Para se prevenir os transbordamentos dum rio, é necessário manter limpo o seu leito. Metáfora aparte, a limpeza de que precisa o curso da vida social é o combate à corrupção. Iníquos circuitos de dinheiro, enredos ocultos para se enriquecer, negócios clientelares, falta de transparência: este é o fundal poluído da sociedade humana, que faz faltar os recursos necessários àquilo para que mais servem, a começar pelo combate à pobreza, que constitui o terreno fértil onde se enraízam ódios, divisões e violência. A urgência dum país civilizado é cuidar dos seus cidadãos, particularmente dos mais frágeis e desfavorecidos. Penso sobretudo nos milhões de deslocados que aqui vivem: quantos tiveram de abandonar a sua casa encontrando-se relegados à margem da vida na sequência de confrontos e deslocações forçadas!

Para que as águas de vida não se transformem em perigo de morte, é fundamental dotar um rio de diques apropriados. O mesmo vale para a convivência humana. Em primeiro lugar há que impedir a chegada de armas que, não obstante todas as proibições, continuam a surgir em muitos países da área, incluindo o Sudão do Sul: aqui há necessidade certamente de muitas coisas, mas não de mais instrumentos de morte. Outros diques são imprescindíveis para garantir o curso da vida social: refiro-me ao desenvolvimento de políticas de saúde adequadas, à necessidade de infraestruturas vitais e, de modo especial, ao papel primário do alfabetismo e da instrução, única via para que os filhos desta terra tomem nas próprias mãos o seu futuro. Eles, como todas as crianças deste continente e do mundo, têm o direito de crescer tendo na mão cadernos e brinquedos, não ferramentas de trabalho e armas.

Por fim, o Nilo Branco deixa o Sudão do Sul, atravessa outros Estados, encontra-se com o Nilo Azul e chega ao mar: o rio não conhece fronteiras, mas une territórios. De modo semelhante, para se alcançar um desenvolvimento adequado, é essencial, hoje mais do que nunca, cultivar relações positivas com outros países, a começar pelos vizinhos. Penso também no precioso contributo prestado pela Comunidade Internacional a este país: exprimo-lhe reconhecimento pelo empenho tendente a favorecer a sua reconciliação e desenvolvimento. Estou convencido de que, para se trazer contribuições proveitosas, é indispensável uma efetiva compreensão das dinâmicas e dos problemas sociais. Não basta observá-los e denunciá-los de fora; é preciso envolver-se com paciência e determinação, e em geral resistir à tentação de impor modelos pré-estabelecidos, mas estranhos à realidade local. Como disse São João Paulo II há trinta anos, no Sudão, «devem-se encontrar soluções africanas para os problemas africanos» (Discurso na cerimónia de acolhimento, Cartum, 10/II/1993).

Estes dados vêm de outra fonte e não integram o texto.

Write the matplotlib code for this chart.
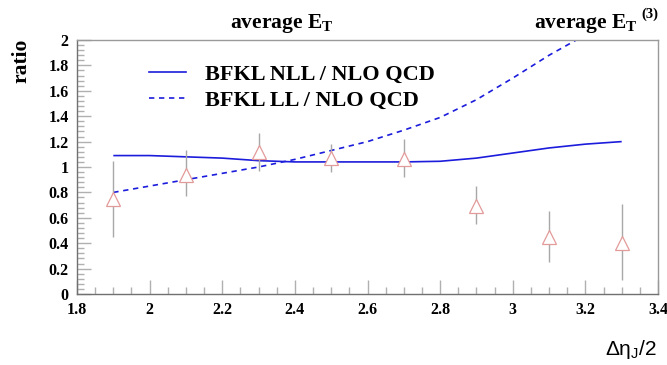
import matplotlib
matplotlib.use("Agg")
import matplotlib.pyplot as plt
from matplotlib.lines import Line2D
from matplotlib.ticker import MultipleLocator, FuncFormatter

plt.rcParams["mathtext.fontset"] = "custom"
plt.rcParams["mathtext.rm"] = "Liberation Sans"
plt.rcParams["mathtext.bf"] = "Liberation Serif:bold"
plt.rcParams["mathtext.it"] = "Liberation Sans:italic"

# data points (ratio data / NLO QCD)
x_data = [1.9, 2.1, 2.3, 2.5, 2.7, 2.9, 3.1, 3.3]
y_data = [0.75, 0.94, 1.12, 1.07, 1.06, 0.69, 0.45, 0.40]
err_lo = [0.30, 0.17, 0.15, 0.11, 0.14, 0.14, 0.20, 0.29]
err_hi = [0.30, 0.19, 0.15, 0.11, 0.16, 0.16, 0.20, 0.31]

# BFKL NLL / NLO QCD
x_nll = [1.9, 2.0, 2.1, 2.2, 2.3, 2.4, 2.5, 2.6, 2.7, 2.8, 2.9, 3.0, 3.1, 3.2, 3.3]
y_nll = [1.09, 1.09, 1.08, 1.07, 1.05, 1.04, 1.04, 1.04, 1.04, 1.045, 1.07, 1.11, 1.15, 1.18, 1.20]

# BFKL LL / NLO QCD
x_ll = [1.9, 2.0, 2.1, 2.2, 2.3, 2.4, 2.5, 2.6, 2.7, 2.8, 2.9, 3.0, 3.1, 3.2, 3.3]
y_ll = [0.80, 0.85, 0.90, 0.95, 1.00, 1.06, 1.13, 1.20, 1.29, 1.39, 1.53, 1.70, 1.88, 2.04, 2.22]

labels = ["BFKL NLL / NLO QCD", "BFKL LL / NLO QCD"]

serif = ["Liberation Serif", "DejaVu Serif"]

fig = plt.figure(figsize=(6.67, 3.65), dpi=100)
ax = fig.add_axes([77/667, 1-294/365, (658-77)/667, (294-40)/365])

line_color = "#1c1cdc"
ax.plot(x_nll, y_nll, color=line_color, lw=1.2, solid_capstyle="butt")
ax.plot(x_ll, y_ll, color=line_color, lw=1.2, dashes=(3.2, 2.8))

ax.errorbar(x_data, y_data, yerr=[err_lo, err_hi], fmt="none", ecolor="#a8a8a8",
            elinewidth=1.0, capsize=0)
ax.plot(x_data, y_data, linestyle="none", marker="^", markersize=10,
        markerfacecolor="white", markeredgecolor="#e39a9a", markeredgewidth=0.9)

ax.set_xlim(1.8, 3.4)
ax.set_ylim(0, 2)
ax.xaxis.set_major_locator(MultipleLocator(0.2))
ax.xaxis.set_minor_locator(MultipleLocator(0.05))
ax.yaxis.set_major_locator(MultipleLocator(0.2))
ax.yaxis.set_minor_locator(MultipleLocator(0.04))
ax.tick_params(which="both", direction="in", color="#b0b0b0", top=False, right=False)
ax.tick_params(which="major", length=10, width=1.0)
ax.tick_params(which="minor", length=5, width=1.0)
ax.tick_params(axis="both", labelsize=11.5, pad=6)
ax.xaxis.set_major_formatter(FuncFormatter(lambda v, p: f"{v:g}"))
ax.yaxis.set_major_formatter(FuncFormatter(lambda v, p: f"{v:g}"))
for lab in ax.get_xticklabels() + ax.get_yticklabels():
    lab.set_fontfamily(serif)
    lab.set_fontweight("bold")
for s in ax.spines.values():
    s.set_color("#9a9a9a")
    s.set_linewidth(1.0)
ax.spines["left"].set_color("#707070")
ax.spines["bottom"].set_color("#707070")

# legend
h1 = Line2D([], [], color=line_color, lw=1.2)
h2 = Line2D([], [], color=line_color, lw=1.2, dashes=(3.2, 2.8))
leg = ax.legend([h1, h2], labels, loc="upper left", bbox_to_anchor=(0.124, 0.905),
                frameon=False, handlelength=1.65, handletextpad=0.85, labelspacing=0.25,
                borderpad=0, borderaxespad=0,
                prop={"family": serif, "weight": "bold", "size": 16})

fig.text(230/667, 1-28/365, r"average E$_\mathbf{T}$", family=serif, weight="bold",
         fontsize=15.5, ha="left", va="baseline")
fig.text(534/667, 1-28/365, r"average E$_\mathbf{T}$", family=serif, weight="bold",
         fontsize=15.5, ha="left", va="baseline")
fig.text(641/667, 1-18/365, "(3)", family=serif, weight="bold",
         fontsize=10.5, ha="left", va="baseline")
fig.text(21/667, 1-39/365, "ratio", family=serif, weight="bold", fontsize=15.5,
         rotation=90, ha="center", va="top")
fig.text(657/667, 1-355/365, r"$\mathrm{\Delta\eta_J/2}$",
         fontsize=15, ha="right", va="baseline")

fig.savefig("out.png", dpi=100)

Senhor Presidente, distintas Autoridades, seguindo o percurso do Nilo, quis adentrar-me no caminho deste país tão jovem e tão querido. Sei que algumas minhas expressões podem ter sido ousadas e diretas, mas peço-vos para acreditardes que isto nasce da estima e preocupação com que acompanho as vossas vicissitudes, juntamente com os irmãos que me acompanharam até aqui, peregrino de paz. Desejamos sinceramente oferecer a nossa oração e o nosso apoio para que o Sudão do Sul se reconcilie e mude de rumo, a fim de que o seu curso vital deixe de ser impedido pelas cheias da violência, obstaculizado pelos pântanos da corrupção e malogrado pelo transbordamento da pobreza. O Senhor do Céu, que ama esta terra, conceda-lhe um tempo novo de paz e prosperidade. Deus abençoe a República do Sudão do Sul. Obrigado!